Eric Belair
Eric Belair

Reputation: 10702

How should I store a known/hard-coded password in the database?

I have a web app that uses known username and password combinations to login to external servers. There are multiple username/password combinations used for different services. Right now, they are essentially "hard-coded" into the website code, but, I would like to move this information off the code base for better security.

My initial thought is to store this data in the database which is used to support the website. I want to store it in a way that it is not easily "hackable" (i.e. I'm not going to store it as plain text or as a MD5 hash). Should I follow the same format that I use to store the website user's passwords, where I use a random number generator to create SALT for each password and then store the password as hashed combination of the password and SALT, or would this be overkill?

Upvotes: 0

Views: 2333

Answers (2)

Eric Belair
Eric Belair

Reputation: 10702

After more research, I've decided at this point to follow the ideas here:

Encrypt a Column of Data - SQL Server | Microsoft Docs

...and encrypt/decrypt on the DB inside a Stored Procedure.

Upvotes: 0

Ameen Ali Shaikh
Ameen Ali Shaikh

Reputation: 429

Generally, storing passwords in the application code is always a bad idea. Moving it outside the code has many advantages including security.

Now storing it either in DB or Configuration Files is a choice you have to take depending on your application.

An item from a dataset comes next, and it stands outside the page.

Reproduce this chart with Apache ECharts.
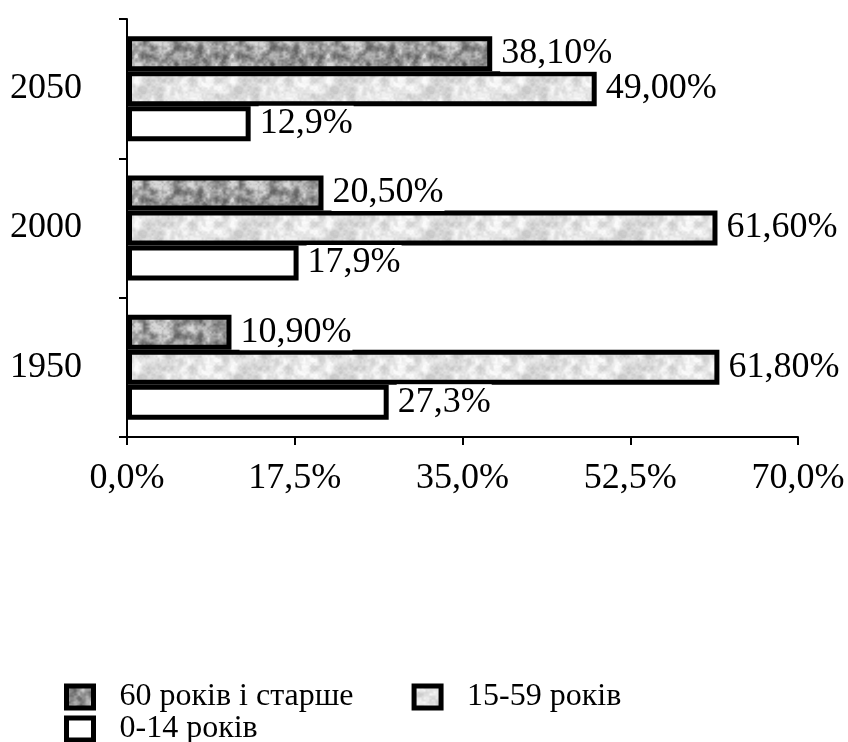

For full security you should never store passwords in retrievable form. But to login to a external server as in your case, you need to get the actual plain text password, so one way hash will not work for you.

In our product we deal with such situation by using 2 Way SSL Certificates. It is very secure and there is no need to store the passwords.

But if you really need to store the passwords, then I will suggest to use configuration file and let your application read it. You can encrypt the passwords stored in the configuration files (Encrypting the passwords stored in the configuration file will again bring you back to the same question of how to protect the key). The access to the configuration file should be restricted (in Unix, 600 File Permission).

Alternatively, if your web application is Java, then you can consider using JNDI.